WHAT IS BEING ASKED: Your task is to filter the data below down to the lines holding "matplotlib".

------------------------------

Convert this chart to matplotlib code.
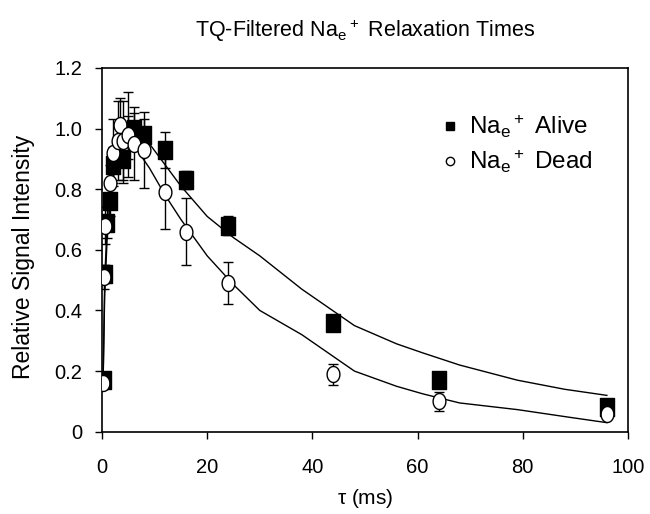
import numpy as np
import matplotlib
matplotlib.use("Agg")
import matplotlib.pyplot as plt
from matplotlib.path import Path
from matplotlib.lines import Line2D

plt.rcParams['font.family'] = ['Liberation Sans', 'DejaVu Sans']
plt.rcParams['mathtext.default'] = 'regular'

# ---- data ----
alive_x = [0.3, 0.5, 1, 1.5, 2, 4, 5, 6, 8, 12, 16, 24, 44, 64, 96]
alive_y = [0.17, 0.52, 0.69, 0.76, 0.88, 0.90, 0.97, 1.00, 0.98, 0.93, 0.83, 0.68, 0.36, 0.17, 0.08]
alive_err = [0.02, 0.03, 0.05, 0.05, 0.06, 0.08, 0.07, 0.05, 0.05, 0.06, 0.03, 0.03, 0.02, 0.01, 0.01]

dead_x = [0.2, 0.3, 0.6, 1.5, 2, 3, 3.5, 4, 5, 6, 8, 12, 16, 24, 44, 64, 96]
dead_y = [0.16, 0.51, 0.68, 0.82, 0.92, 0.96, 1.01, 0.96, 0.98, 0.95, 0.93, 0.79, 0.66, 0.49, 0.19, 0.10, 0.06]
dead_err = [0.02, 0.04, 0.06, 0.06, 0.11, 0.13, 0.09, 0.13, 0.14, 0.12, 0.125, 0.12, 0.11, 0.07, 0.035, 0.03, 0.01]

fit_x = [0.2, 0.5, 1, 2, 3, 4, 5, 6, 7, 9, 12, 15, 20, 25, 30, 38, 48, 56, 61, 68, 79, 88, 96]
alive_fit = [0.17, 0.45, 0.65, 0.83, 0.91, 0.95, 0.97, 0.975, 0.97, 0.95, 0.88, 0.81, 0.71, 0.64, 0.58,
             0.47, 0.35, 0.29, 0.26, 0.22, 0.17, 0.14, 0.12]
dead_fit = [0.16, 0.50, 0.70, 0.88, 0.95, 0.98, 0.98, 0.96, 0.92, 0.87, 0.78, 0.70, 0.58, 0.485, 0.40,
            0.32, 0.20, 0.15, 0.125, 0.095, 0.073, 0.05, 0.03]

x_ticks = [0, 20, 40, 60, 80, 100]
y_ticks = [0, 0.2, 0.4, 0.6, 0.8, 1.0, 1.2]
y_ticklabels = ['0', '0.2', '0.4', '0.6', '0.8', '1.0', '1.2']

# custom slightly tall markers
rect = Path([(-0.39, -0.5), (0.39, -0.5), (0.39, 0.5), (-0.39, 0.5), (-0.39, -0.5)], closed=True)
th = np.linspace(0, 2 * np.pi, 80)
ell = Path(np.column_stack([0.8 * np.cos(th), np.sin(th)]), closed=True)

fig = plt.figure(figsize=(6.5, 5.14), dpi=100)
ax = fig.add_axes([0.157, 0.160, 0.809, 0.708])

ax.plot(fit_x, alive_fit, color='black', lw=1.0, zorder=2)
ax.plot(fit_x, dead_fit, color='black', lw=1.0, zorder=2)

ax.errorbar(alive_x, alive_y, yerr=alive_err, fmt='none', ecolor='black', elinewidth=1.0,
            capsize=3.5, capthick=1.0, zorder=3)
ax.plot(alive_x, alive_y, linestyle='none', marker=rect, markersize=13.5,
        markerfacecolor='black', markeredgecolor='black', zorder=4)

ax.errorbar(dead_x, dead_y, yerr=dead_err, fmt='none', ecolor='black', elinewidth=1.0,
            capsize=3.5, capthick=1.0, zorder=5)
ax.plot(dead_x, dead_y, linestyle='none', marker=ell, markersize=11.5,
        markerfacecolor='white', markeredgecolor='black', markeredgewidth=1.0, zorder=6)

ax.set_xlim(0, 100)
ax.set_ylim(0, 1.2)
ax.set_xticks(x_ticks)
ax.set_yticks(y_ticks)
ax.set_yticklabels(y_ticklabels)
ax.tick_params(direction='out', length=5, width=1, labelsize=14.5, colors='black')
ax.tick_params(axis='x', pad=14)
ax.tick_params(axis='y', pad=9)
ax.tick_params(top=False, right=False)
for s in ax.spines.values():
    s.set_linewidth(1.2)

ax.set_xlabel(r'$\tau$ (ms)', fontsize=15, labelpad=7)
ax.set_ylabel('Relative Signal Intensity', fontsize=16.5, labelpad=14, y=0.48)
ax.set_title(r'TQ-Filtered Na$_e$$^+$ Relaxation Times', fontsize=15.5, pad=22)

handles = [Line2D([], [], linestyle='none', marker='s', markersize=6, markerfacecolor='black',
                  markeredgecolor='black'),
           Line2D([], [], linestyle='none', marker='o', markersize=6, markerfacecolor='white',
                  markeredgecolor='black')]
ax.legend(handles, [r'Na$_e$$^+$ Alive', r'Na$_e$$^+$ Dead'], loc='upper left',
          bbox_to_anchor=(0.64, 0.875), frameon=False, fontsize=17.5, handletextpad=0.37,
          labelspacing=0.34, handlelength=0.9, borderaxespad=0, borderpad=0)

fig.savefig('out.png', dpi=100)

------------------------------

TASK RESULT:
Convert this chart to matplotlib code.
import matplotlib
matplotlib.use("Agg")
import matplotlib.pyplot as plt
from matplotlib.path import Path
from matplotlib.lines import Line2D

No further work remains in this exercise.